More practically, there is a rather explicit morality test whose existence if often denied by those who oppose using the price mechanism. Consider distributing goods via lottery, via command and control (say, by the per capita division you recommend), or by first come first serve. What exactly does it mean if the recipients of goods redistribute them using one of the other methods?

For example, suppose you distribute goods by per capita division. Call that Round 1. And some of those recipients end up with excess goods that they choose to redistribute. Call this Round 2. If they do this on, say, a first come first served basis, then the moral question to ask is how society was improved by doing per capita division in Round 1 and first come first serve in Round 2, when you could have just done first come first served in Round 1? The answer is that it usually isn't morally improving.

The reason I bring this up, is that in almost all situation where a lottery, command and control, or first come first served is used in Round 1, the response of people with excess is to shift to a price mechanism in Round 2. This suggests that the moral case against the price mechanism is a lot weaker than most people are willing to admit.
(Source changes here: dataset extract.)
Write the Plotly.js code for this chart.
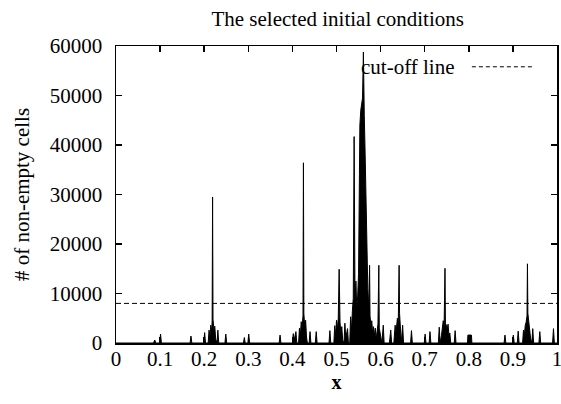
<!DOCTYPE html>
<html>
<head>
<meta charset="utf-8">
<script src="https://cdn.plot.ly/plotly-3.0.1.min.js"></script>
<style>html,body{margin:0;padding:0;background:#fff;}#chart{width:561px;height:404px;}</style>
</head>
<body>
<div id="chart"></div>
<script>
var xValues = [
  0.000, 0.085, 0.088, 0.090, 0.099, 0.101, 0.103, 0.168, 0.170, 0.172,
  0.199, 0.201, 0.203, 0.209, 0.211, 0.213, 0.215, 0.217, 0.218, 0.219,
  0.220, 0.222, 0.224, 0.226, 0.229, 0.231, 0.233, 0.247, 0.249, 0.251,
  0.289, 0.291, 0.293, 0.299, 0.301, 0.303, 0.370, 0.372, 0.374, 0.400,
  0.402, 0.404, 0.408, 0.410, 0.414, 0.416, 0.418, 0.420, 0.422, 0.424,
  0.425, 0.426, 0.428, 0.430, 0.432, 0.434, 0.438, 0.440, 0.442, 0.452,
  0.454, 0.456, 0.483, 0.485, 0.487, 0.494, 0.496, 0.498, 0.500, 0.502,
  0.504, 0.506, 0.508, 0.510, 0.512, 0.514, 0.517, 0.519, 0.521, 0.525,
  0.527, 0.530, 0.532, 0.534, 0.536, 0.538, 0.540, 0.542, 0.544, 0.546,
  0.548, 0.550, 0.552, 0.553, 0.555, 0.557, 0.559, 0.561, 0.562, 0.563,
  0.565, 0.567, 0.569, 0.571, 0.573, 0.575, 0.576, 0.578, 0.580, 0.582,
  0.584, 0.586, 0.588, 0.590, 0.594, 0.596, 0.597, 0.600, 0.603, 0.606,
  0.608, 0.620, 0.623, 0.625, 0.630, 0.633, 0.635, 0.638, 0.640, 0.642,
  0.643, 0.645, 0.647, 0.650, 0.652, 0.668, 0.670, 0.672, 0.699, 0.701,
  0.703, 0.710, 0.712, 0.714, 0.731, 0.733, 0.735, 0.738, 0.740, 0.742,
  0.744, 0.746, 0.747, 0.749, 0.751, 0.753, 0.755, 0.757, 0.759, 0.767,
  0.769, 0.771, 0.797, 0.798, 0.806, 0.807, 0.880, 0.882, 0.884, 0.899,
  0.901, 0.903, 0.910, 0.912, 0.914, 0.922, 0.924, 0.926, 0.928, 0.930,
  0.932, 0.933, 0.934, 0.936, 0.938, 0.940, 0.943, 0.945, 0.947, 0.959,
  0.961, 0.963, 0.990, 0.992, 0.994, 1.000
];
var cellCounts = [
  0, 0, 600, 0, 0, 1800, 0, 0, 1400, 0,
  0, 2100, 0, 0, 2600, 1200, 3600, 2200, 4500, 29500,
  4800, 2800, 3400, 800, 0, 2600, 0, 0, 1800, 0,
  0, 1100, 0, 0, 1800, 0, 0, 1600, 0, 0,
  1900, 600, 2300, 0, 0, 3000, 1500, 4300, 3000, 5500,
  36400, 6000, 3200, 4600, 1200, 0, 0, 2300, 0, 0,
  2300, 0, 0, 2500, 0, 0, 3500, 1500, 4600, 2800,
  5000, 14900, 4200, 2000, 3300, 600, 0, 4000, 1000, 2900,
  0, 0, 5300, 2500, 6500, 9000, 41700, 8000, 12500, 7000,
  9500, 14000, 34000, 44000, 47000, 48500, 49500, 58800, 49000, 46000,
  38000, 28000, 20000, 11000, 7000, 15700, 5500, 3500, 4500, 2000,
  3300, 1500, 3000, 800, 3800, 15700, 3000, 1500, 0, 3600,
  0, 0, 2600, 0, 0, 3600, 2000, 5000, 3800, 15700,
  6000, 3000, 0, 3600, 0, 0, 2500, 0, 0, 1800,
  0, 0, 2300, 0, 0, 3200, 0, 1500, 3800, 4500,
  3300, 15100, 4000, 3600, 2800, 3800, 1500, 2000, 0, 0,
  2500, 0, 0, 1600, 1600, 0, 0, 1600, 0, 0,
  1600, 0, 0, 2400, 0, 0, 2600, 1500, 3600, 4200,
  5500, 16000, 6000, 3800, 3000, 1000, 0, 2900, 0, 0,
  2300, 0, 0, 2900, 0, 0
];
var cutoffX = [0, 1];
var cutoffLevel = [8000, 8000];
var xTickValues = [0, 0.1, 0.2, 0.3, 0.4, 0.5, 0.6, 0.7, 0.8, 0.9, 1];
var xTickLabels = ['0', '0.1', '0.2', '0.3', '0.4', '0.5', '0.6', '0.7', '0.8', '0.9', '1'];
var yTickValues = [0, 10000, 20000, 30000, 40000, 50000, 60000];
var yTickLabels = ['0', '10000', '20000', '30000', '40000', '50000', '60000'];

var serif = "Liberation Serif, Times New Roman, serif";

var traces = [
  {
    x: xValues, y: cellCounts, type: 'scatter', mode: 'lines',
    line: {color: '#000', width: 1}, fill: 'tozeroy', fillcolor: '#000',
    name: 'cells', showlegend: false, hoverinfo: 'skip'
  },
  {
    x: cutoffX, y: cutoffLevel, type: 'scatter', mode: 'lines',
    line: {color: '#000', width: 1, dash: '5px,3px'},
    name: 'cut-off line', showlegend: false
  }
];

var layout = {
  width: 561, height: 404,
  margin: {l: 116, r: 4, t: 46, b: 61},
  paper_bgcolor: '#fff', plot_bgcolor: '#fff',
  font: {family: serif, color: '#000', size: 21},
  title: {text: 'The selected initial conditions', font: {family: serif, size: 21, color: '#000'},
          x: 0.602, xanchor: 'center', y: 0.955, yanchor: 'middle'},
  showlegend: false,
  xaxis: {
    range: [0, 1], tickvals: xTickValues, ticktext: xTickLabels, tickangle: 0,
    ticks: 'inside', ticklen: 6, tickwidth: 1.5, tickcolor: '#000',
    showline: true, linecolor: '#000', linewidth: 1.5, mirror: 'ticks',
    showgrid: false, zeroline: false, ticklabelstandoff: -4, ticklabeloverflow: 'allow',
    tickfont: {family: serif, size: 21, color: '#000'},
    title: {text: '<b>x</b>', font: {family: serif, size: 20, color: '#000'}, standoff: 4}
  },
  yaxis: {
    range: [0, 60000], tickvals: yTickValues, ticktext: yTickLabels,
    ticks: 'inside', ticklen: 6, tickwidth: 1.5, tickcolor: '#000',
    showline: true, linecolor: '#000', linewidth: 1.5, mirror: 'ticks',
    showgrid: false, zeroline: false, ticklabelstandoff: 8,
    tickfont: {family: serif, size: 21, color: '#000'},
    title: {text: '# of non-empty cells', font: {family: serif, size: 21, color: '#000'}, standoff: 14}
  },
  annotations: [
    {text: 'cut-off line', xref: 'paper', yref: 'paper', x: 0.55, y: 0.93,
     xanchor: 'left', yanchor: 'middle', showarrow: false,
     font: {family: serif, size: 21, color: '#000'}}
  ],
  shapes: [
    {type: 'line', xref: 'paper', yref: 'paper', x0: 0.807, x1: 0.943, y0: 0.93, y1: 0.93,
     line: {color: '#000', width: 1, dash: '4px,3px'}}
  ]
};

Plotly.newPlot('chart', traces, layout, {displayModeBar: false, staticPlot: true});
</script>
</body>
</html>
Then there is the second part: consideration of how we get goods to people in the future. The only one of the four mechanisms that can make this happen is using the price mechanism in Round 1. This signals that reward will go to the people who make the initial effort.

Your concern about transportation difficulties is well-taken. But here, we have the example of places like Wal-Mart and Home Depot, which are very good at getting merchandise where it will be needed before the transportation system clogs up, and who then don't increase their prices much. These firms are taking the bigger strategic view, and playing this as if it were an infinite rather than a one-shot game. They view maintaining prices as enhancing brand loyalty ... a valuable demand shifter in its own right. I think it is an open question whether this is a good practice or not. If it were, it would probably be more common.